Three common fitness and nutrition myths crushed!

Carbs are good. No wait, carbs are bad! Is your head swimming with facts, statistics, and crazy infographics telling you what you should and should not do?

Let’s face it, we’re constantly being advised by our well-meaning friends who may have lost some weight, or bombarded by annoying infomercials about what we should, and should not be doing to lose weight, and get our nalgas into shape. Unfortunately there is so much misinformation out there. Here are three fitness and nutrition myths to watch out for.

Carbohydrates are the enemy.
Every now and then, another fad diet will rear it’s ugly head and make us believe crazy things like we should eliminate all carbs from our diets. Those last five pounds you’ve been wanting to lose? All that stands in your way are those pesky carbs. False. First of all, literally everything has carbs. We needs carbs to help us concentrate and fuel our activities throughout the day. It’s the type of carbs we eat that may or may not be the problem. Stick with complex carbs like whole-grain, whole wheat and fresh fruits and vegetables. Limit your intake of white rice (sorry mom), pasta and stuff that’s labeled “enriched” (enriched usually means it was first stripped of everything and then artificially added back). A general rule of thumb by the American Dietetic Association, is 45%-65% of your daily calories should come from carbs. Again, before the angry carb-deprived people come after me, carbs are in everything, so choose wisely. There are of course exceptions to every rule, like if you’re a diabetic or a runner, so be sure to check with your medical doctor first before starting any new diet.

Running will give you bad knees.
False.
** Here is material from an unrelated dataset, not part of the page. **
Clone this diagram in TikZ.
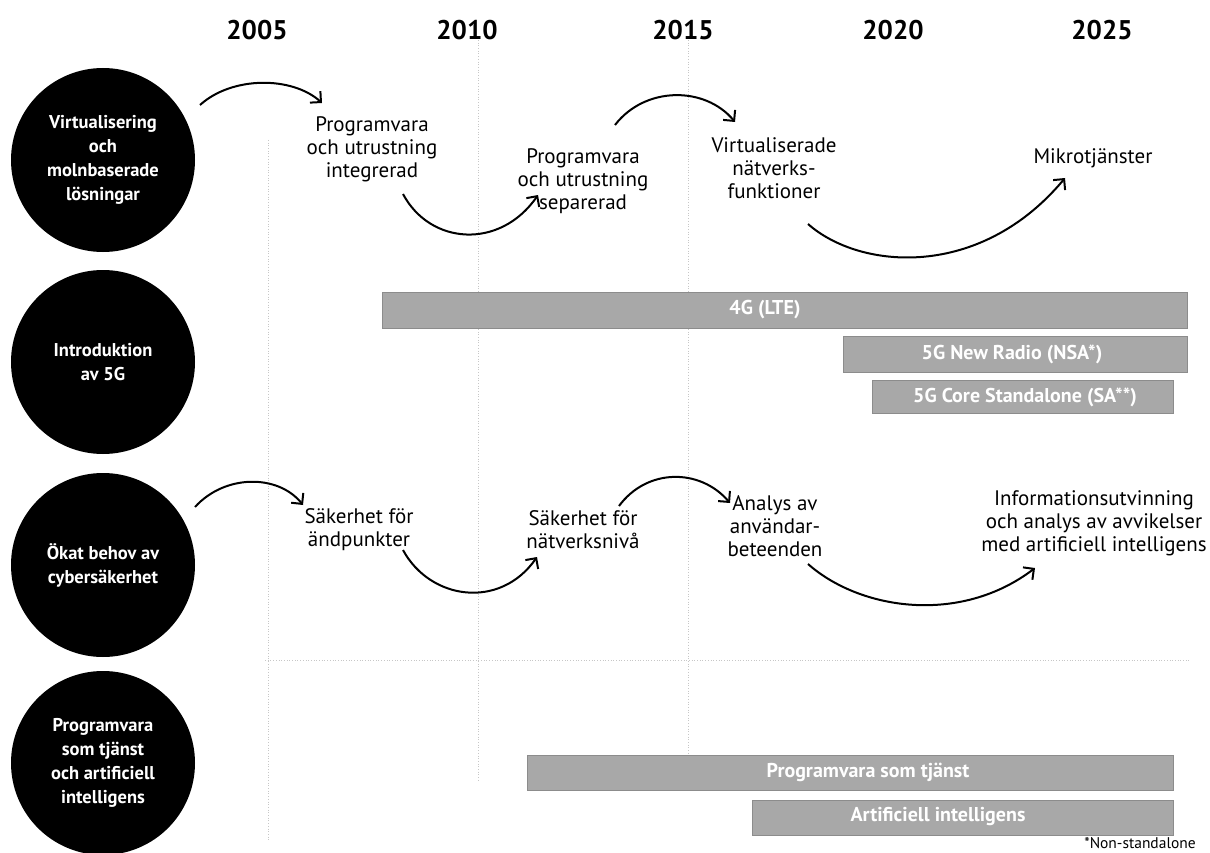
\documentclass[tikz,border=0pt]{standalone}
\usepackage{fontspec}
\setmainfont{PT Sans}
\usetikzlibrary{arrows.meta}
\tikzset{
  circ/.style={circle, fill=black, text=white, minimum size=184pt, inner sep=0pt, align=center,
    font=\bfseries\fontsize{18.5}{24}\selectfont},
  yearlbl/.style={font=\bfseries\fontsize{27}{28}\selectfont},
  stage/.style={align=center, font=\fontsize{21}{23}\selectfont, inner sep=0pt},
  bar/.style={fill=black!34, draw=black!45, line width=0.6pt, anchor=north west, inner sep=0pt},
  bartext/.style={text=white, font=\bfseries\fontsize{20}{22}\selectfont, inner sep=0pt},
  flow/.style={line width=2pt, -{Straight Barb[angle=90:11pt]}},
  grid/.style={black!22, dotted, line width=0.7pt}
}
\begin{document}
\begin{tikzpicture}[x=1pt, y=-1pt]
\useasboundingbox (0,0) rectangle (1210,853);

% faint grid
\draw[grid] (268,140) -- (268,840);
\draw[grid] (478,40) -- (478,780);
\draw[grid] (688,40) -- (688,760);
\draw[grid] (265,660) -- (1190,660);

% years
\node[yearlbl] (y2005) at (257,30) {2005};
\node[yearlbl] (y2010) at (467,30) {2010};
\node[yearlbl] (y2015) at (683,30) {2015};
\node[yearlbl] (y2020) at (893,30) {2020};
\node[yearlbl] (y2025) at (1102,30) {2025};

% circles
\node[circ] (c1) at (103,160) {Virtualisering\\och\\molnbaserade\\lösningar};
\node[circ] (c2) at (103,362) {Introduktion\\av 5G};
\node[circ] (c3) at (103,565) {Ökat behov av\\cybersäkerhet};
\node[circ] (c4) at (103,763) {Programvara\\som tjänst\\och artificiell\\intelligens};

% row 1 stages
\node[stage] (s11) at (372,149) {Programvara\\och utrustning\\integrerad};
\node[stage] (s12) at (583,181) {Programvara\\och utrustning\\separerad};
\node[stage] (s13) at (774,168) {Virtualiserade\\nätverks-\\funktioner};
\node[stage] (s14) at (1093,158) {Mikrotjänster};

% row 3 stages
\node[stage] (s31) at (359,530) {Säkerhet för\\ändpunkter};
\node[stage] (s32) at (583,530) {Säkerhet för\\nätverksnivå};
\node[stage] (s33) at (775,526) {Analys av\\användar-\\beteenden};
\node[stage] (s34) at (1094,523) {Informationsutvinning\\och analys av avvikelser\\med artificiell intelligens};

% arrow end points row 1
\coordinate (a1s) at (200,105); \coordinate (a1e) at (322,103);
\coordinate (a2s) at (403,194); \coordinate (a2e) at (538,195);
\coordinate (a3s) at (615,125); \coordinate (a3e) at (735,122);
\coordinate (a4s) at (808,224); \coordinate (a4e) at (1065,178);
\draw[flow] (a1s) .. controls (232,76) and (292,76) .. (a1e);
\draw[flow] (a2s) .. controls (430,245) and (500,250) .. (a2e);
\draw[flow] (a3s) .. controls (645,86) and (705,86) .. (a3e);
\draw[flow] (a4s) .. controls (860,270) and (980,280) .. (a4e);

% arrow end points row 3
\coordinate (b1s) at (195,507); \coordinate (b1e) at (303,505);
\coordinate (b2s) at (403,550); \coordinate (b2e) at (537,557);
\coordinate (b3s) at (619,506); \coordinate (b3e) at (730,503);
\coordinate (b4s) at (808,564); \coordinate (b4e) at (1035,568);
\draw[flow] (b1s) .. controls (225,474) and (278,474) .. (b1e);
\draw[flow] (b2s) .. controls (430,600) and (500,610) .. (b2e);
\draw[flow] (b3s) .. controls (647,468) and (700,468) .. (b3e);
\draw[flow] (b4s) .. controls (860,610) and (960,625) .. (b4e);

% bars row 2
\node[bar, minimum width=805pt, minimum height=36pt] (g4) at (382,292) {};
\node[bartext] (g4t) at (765,310) {4G (LTE)};
\node[bar, minimum width=344pt, minimum height=36pt] (g5nr) at (843,336) {};
\node[bartext] (g5nrt) at (1012,354) {5G New Radio (NSA*)};
\node[bar, minimum width=301pt, minimum height=33pt] (g5sa) at (872,380) {};
\node[bartext] (g5sat) at (1025,397) {5G Core Standalone (SA**)};

% bars row 4
\node[bar, minimum width=646pt, minimum height=35pt] (saas) at (527,755) {};
\node[bartext] (saast) at (868,772) {Programvara som tjänst};
\node[bar, minimum width=421pt, minimum height=35pt] (ai) at (752,800) {};
\node[bartext] (ait) at (938,817) {Artificiell intelligens};

% footnote
\node[anchor=south, font=\fontsize{15.5}{17}\selectfont, inner sep=0pt] (fn) at (1140,849) {*Non-standalone};
\end{tikzpicture}
\end{document}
Well more like bad running form will give you bad knees. Bad posture, not stretching, the type of surface you run on, and even the type of sneakers you wear are all factors that can lead to injury. A long-term study by Stanford University concluded that there is no connection between running and arthritis. In fact it is suggested that vigorous exercise can actually help protect our joints. But, before you go running out the door, here are a few things to remember. If you’re a new runner, don’t be that guy who’s limping into my office on Monday because he went all “weekend warrior” on me. There are great sites like RunnersWorld.com and Active.com that can provide a checklist of things for you to think about before your first run.

Can I get rid of fat in just one place, like my gut?
Negative my friend. Let’s talk about fat for a quick minute. In general terms you will lose weight, and subsequently fat, when you burn more calories than you consume. Unfortunately we can’t pick and choose where we lose that fat. A number of things like genetics, gender, and hormones cause some of us to store excess fat in certain places more than others. When we work a specific muscle, like our abs, legs and arms, we may increase the size, tone and even firm up that muscle, but all that extra fat on top of that one specific area is not going to disappear unless we do a total body approach. Also, don’t waste your time killing yourself doing insanity and then eating like crap. Abs are made in the kitchen, so don’t neglect your nutrition.